INFLUENCE OF DEPOSITIONAL ENVIRONMENT ON COVARIATION OF OXYGEN AND CARBON ISOTOPES IN MARINE DOLOMITE CEMENTS

We examined the δ¹³C and δ¹⁸O values of dolomite cements in the Book Cliffs of Utah, and compared them to a compilation of isotopic values for marine dolomites. Cements in fluvial, upper and lower shoreface sandstones of the Desert and Grassy Members of the Cretaceous Blackhawk Formation have a wide range of isotopic values (δ¹⁸O -15 to -5 ‰ PDB, δ¹³C -4 to 2 ‰ PDB) and show distinct linear isotopic trends, which vary systematically with depositional environment. Dolomites in lower and upper shoreface sandstones show strong positive correlations of δ¹³C and δ¹⁸O (r = 0.97 and 0.76, respectively); those in fluvial sandstones also have a linear isotopic trend, but rather than showing systematic covariation, are characterized by relatively invariant δ¹³C values (~3 ‰ variation) and δ¹⁸O values that vary by ~10 ‰. Our compilation of data from the literature demonstrates that the strong positive correlation observed it the shoreface sandstones is the most common trend seen in dolomite cements from marine clastic systems. Furthermore, most dolomites exhibiting a strong positive correlation between δ¹³C and δ¹⁸O plot along approximately the same trend line, with slopes that range narrowly between ~1.5 and 2.5. The exceptions to this are the shoreface dolomites, which, with one exception, plot along trend lines with lower slopes (~0.4 and 0.7) and are displaced slightly towards more ¹⁸O-depleted values. Thus, it appears that the depositional environment of marine dolomite cements systematically influences the resultant isotopic values, such that more near-shore dolomites have more ¹⁸O-depleted values and trend lines with lower slopes than more offshore dolomites. The fluvial dolomites from the Book Cliffs are further displaced towards ¹⁸O-depleted values and have a trend line with an even lower slope (-0.1), and thus can be considered an extension of this pattern.
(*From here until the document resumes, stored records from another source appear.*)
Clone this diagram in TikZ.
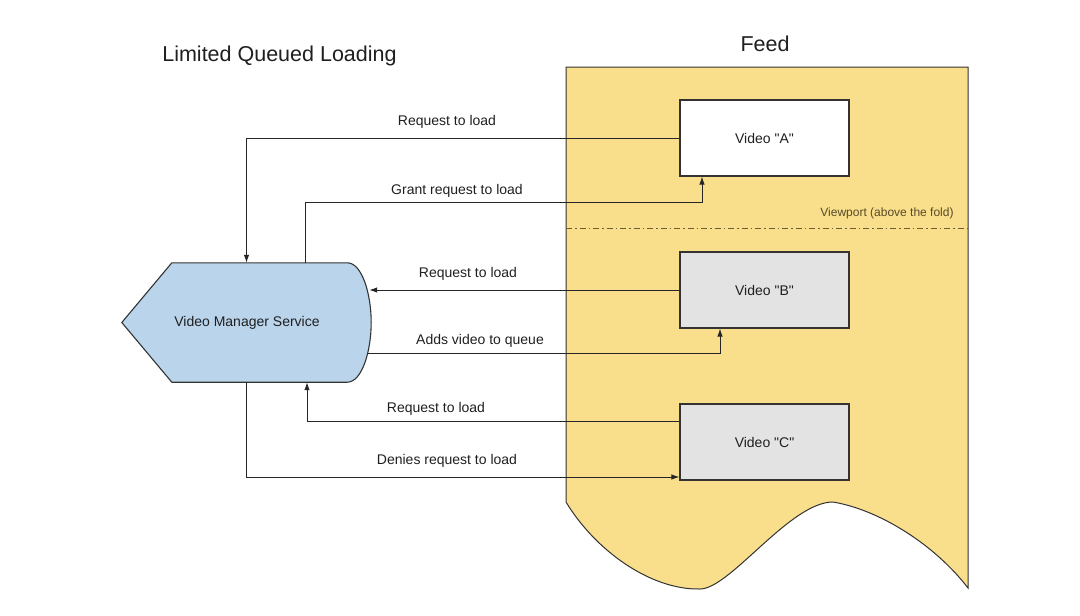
\documentclass[tikz,border=0pt]{standalone}
\usepackage{fontspec}
\setmainfont{Liberation Sans}
\usepackage{xcolor}
\definecolor{feedYellow}{RGB}{249, 223, 139}
\definecolor{vmsBlue}{RGB}{186, 212, 236}
\definecolor{boxGray}{RGB}{227, 227, 227}
\definecolor{edgeDark}{RGB}{51, 51, 51}
\definecolor{foldBrown}{RGB}{110, 92, 50}
\usepackage{tikz}
\usetikzlibrary{positioning,arrows.meta,calc,backgrounds}

\begin{document}
\begin{tikzpicture}[
  x=1pt, y=-1pt,
  every node/.style={text=black!88},
  vbox/.style={draw=edgeDark, line width=1.1pt, rectangle, minimum width=169pt,
               minimum height=76pt, font=\fontsize{14}{16}\selectfont},
  arr/.style={-{Latex[length=8pt,width=5.5pt]}, line width=1pt, draw=black!85},
  lbl/.style={font=\fontsize{14}{16}\selectfont},
  ttl/.style={font=\fontsize{21.5}{25}\selectfont}
]
\useasboundingbox (0,0) rectangle (1080,616);

% feed page
\draw[edgeDark, line width=1pt, fill=feedYellow]
  (566,67) -- (968,67) -- (968,588)
  .. controls (935,545) and (880,510) .. (833,502)
  .. controls (790,502) and (730,589) .. (700,589)
  .. controls (650,590) and (595,550) .. (566,502) -- cycle;
\draw[foldBrown, line width=0.8pt, dash pattern=on 6pt off 3pt on 1.5pt off 3pt]
  (566,228) -- (968,228);
\node[font=\fontsize{12}{14}\selectfont, text=foldBrown!80!black] (fold) at (887,213) {Viewport (above the fold)};

\node[ttl] (title) at (279.5,56) {Limited Queued Loading};
\node[ttl] (feed)  at (765,44)   {Feed};

% videos
\node[vbox, fill=white]   (va) at (764.5,138) {Video \textquotedbl A\textquotedbl};
\node[vbox, fill=boxGray] (vb) at (764.5,290) {Video \textquotedbl B\textquotedbl};
\node[vbox, fill=boxGray] (vc) at (764.5,442) {Video \textquotedbl C\textquotedbl};

% service
\node[minimum width=249pt, minimum height=119pt, inner sep=0pt,
      font=\fontsize{14}{16}\selectfont] (vms) at (246.5,322.5) {\hspace*{1pt}Video Manager Service};
\begin{scope}[on background layer]
\draw[edgeDark, line width=1.1pt, fill=vmsBlue]
  (vms.west) -- ([xshift=50pt]vms.north west) -- ([xshift=-24pt]vms.north east)
  .. controls ([xshift=-9pt]vms.north east) and ([yshift=28pt]vms.east) .. (vms.east)
  .. controls ([yshift=-28pt]vms.east) and ([xshift=-9pt]vms.south east) .. ([xshift=-24pt]vms.south east)
  -- ([xshift=50pt]vms.south west) -- cycle;
\end{scope}

% requests and answers
\draw[arr] (va.west) -- (va.west -| vms.north) -- (vms.north);
\draw[arr] ([xshift=58.5pt]vms.north) -- ++(0,-60) -| ([xshift=-62.5pt]va.south);
\draw[arr] (vb.west) -- ([xshift=-2pt]vb.west -| vms.east);
\draw[arr] ([xshift=-3pt,yshift=-30.5pt]vms.east) -| ([xshift=-44.5pt]vb.south);
\draw[arr] ([yshift=21pt]vc.west) -| ([xshift=60.5pt]vms.south);
\draw[arr] (vms.south) |- ([yshift=-35pt]vc.west);

\node[lbl] (l1) at (447,122) {Request to load};
\node[lbl] (l2) at (457,191) {Grant request to load};
\node[lbl] (l3) at (468,274) {Request to load};
\node[lbl] (l4) at (480,341) {Adds video to queue};
\node[lbl] (l5) at (436,409) {Request to load};
\node[lbl] (l6) at (447,461) {Denies request to load};
\end{tikzpicture}
\end{document}
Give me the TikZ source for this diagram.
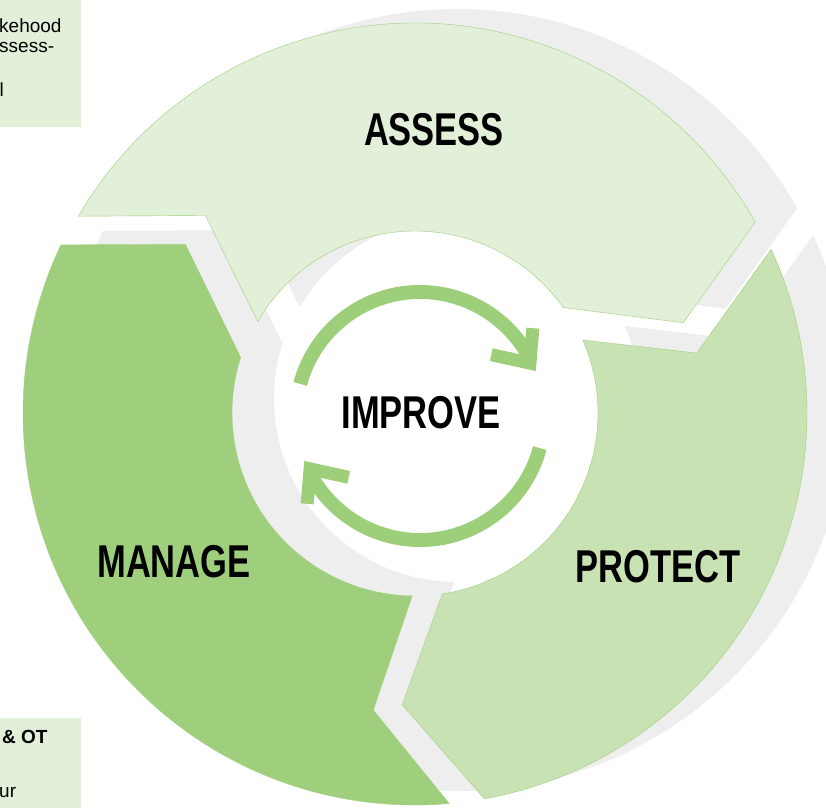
\documentclass[tikz,border=0pt]{standalone}
\usepackage{fontspec}
\setmainfont{Liberation Sans}
\newfontfamily\stagefont[FakeStretch=0.75]{Liberation Sans}
\usepackage{tikz}
\usetikzlibrary{arrows.meta}

\definecolor{lightgreen}{HTML}{E2F0D9}
\definecolor{midgreen}{HTML}{C9E2B4}
\definecolor{darkgreen}{HTML}{9FCF7C}
\definecolor{edgegreen}{HTML}{9DCE7A}
\definecolor{shadowgray}{HTML}{EEEEEE}

\newcommand{\assesspath}{(149.7:390) arc[start angle=149.7, end angle=29.3, radius=390] -- (18.6:283) -- (35.4:182) arc[start angle=35.4, end angle=149.8, radius=182] -- (136.7:288) -- cycle}
\newcommand{\protectpath}{(24.7:392) -- (12:288) -- (23.5:183) arc[start angle=23.5, end angle=-81.4, radius=183] -- (-92.5:292) -- (-79.8:392) arc[start angle=-79.8, end angle=24.7, radius=392] -- cycle}
\newcommand{\managepath}{(275:392) arc[start angle=275, end angle=154.6, radius=392] -- (143.7:285) -- (162.3:183) arc[start angle=162.3, end angle=269.1, radius=183] -- (262:300) -- cycle}

\tikzset{
  stage/.style={font=\stagefont\bfseries\fontsize{46}{50}\selectfont},
  note/.style={anchor=base west, inner sep=0pt, font=\fontsize{19}{22}\selectfont},
  cyclearrow/.style={draw=edgegreen, line width=14pt},
}

\begin{document}
\begin{tikzpicture}[x=1pt, y=1pt]
\clip (0,0) rectangle (826,808);
\coordinate (c) at (415,395);
\coordinate (m) at (420,392);

% side notes
\fill[lightgreen] (0,681) rectangle (80.5,808);
\fill[lightgreen] (0,0) rectangle (80.5,90);
\node[note] (note1) at (-1,775) {kehood};
\node[note] (note2) at (-1,755) {ssess-};
\node[note] (note3) at (-0.5,711) {l};
\node[note, font=\bfseries\fontsize{19}{22}\selectfont] (note4) at (2,65) {\& OT};
\node[note] (note5) at (-1,11) {ur};

\begin{scope}[shift={(c)}]
    \begin{scope}[shift={(42,14)}]
        \fill[shadowgray] \assesspath;
        \fill[shadowgray] \protectpath;
        \fill[shadowgray] \managepath;
    \end{scope}
    \filldraw[fill=darkgreen, draw=darkgreen] \managepath;
    \filldraw[fill=midgreen, draw=edgegreen] \protectpath;
    \filldraw[fill=lightgreen, draw=edgegreen] \assesspath;
\end{scope}

\foreach \r in {0,180}{
    \begin{scope}[shift={(m)}, rotate=\r]
        \draw[cyclearrow] (165:124) arc[start angle=165, end angle=28, radius=124];
        \draw[cyclearrow, line width=13pt] (37.9:143) -- (25.7:122) -- (40.7:94);
    \end{scope}
}

\node[stage] (assess) at (434,678) {ASSESS};
\node[stage] (improve) at (421,395) {IMPROVE};
\node[stage] (manage) at (174,246) {MANAGE};
\node[stage] (protect) at (658,241) {PROTECT};
\end{tikzpicture}
\end{document}
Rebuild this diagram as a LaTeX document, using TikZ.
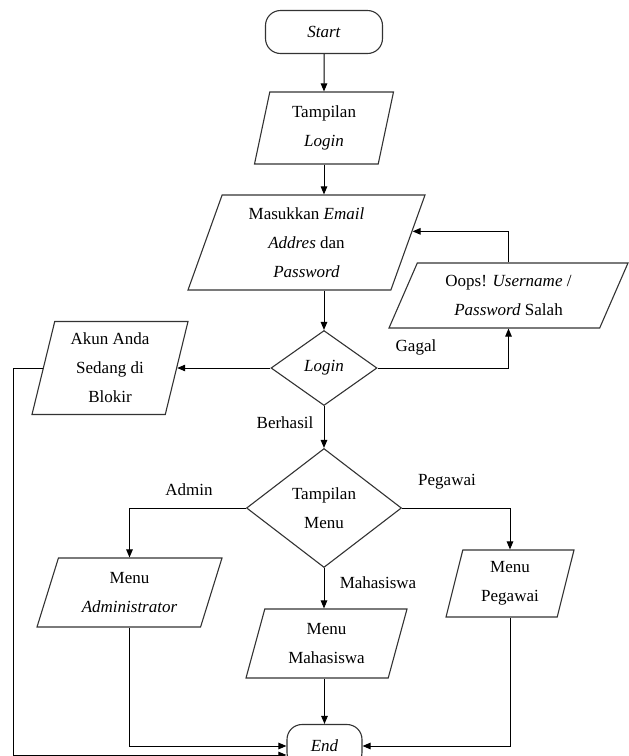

The strong linear covariation in the marine dolomites is most likely due to precipitation over a range of burial depths, in which the δ¹⁸O values become ¹⁸O depleted with increasing precipitation temperature and the δ¹³C values become ¹³C depleted due to thermal decarboxylation reactions (i.e., both variables are directly linked by increasing T).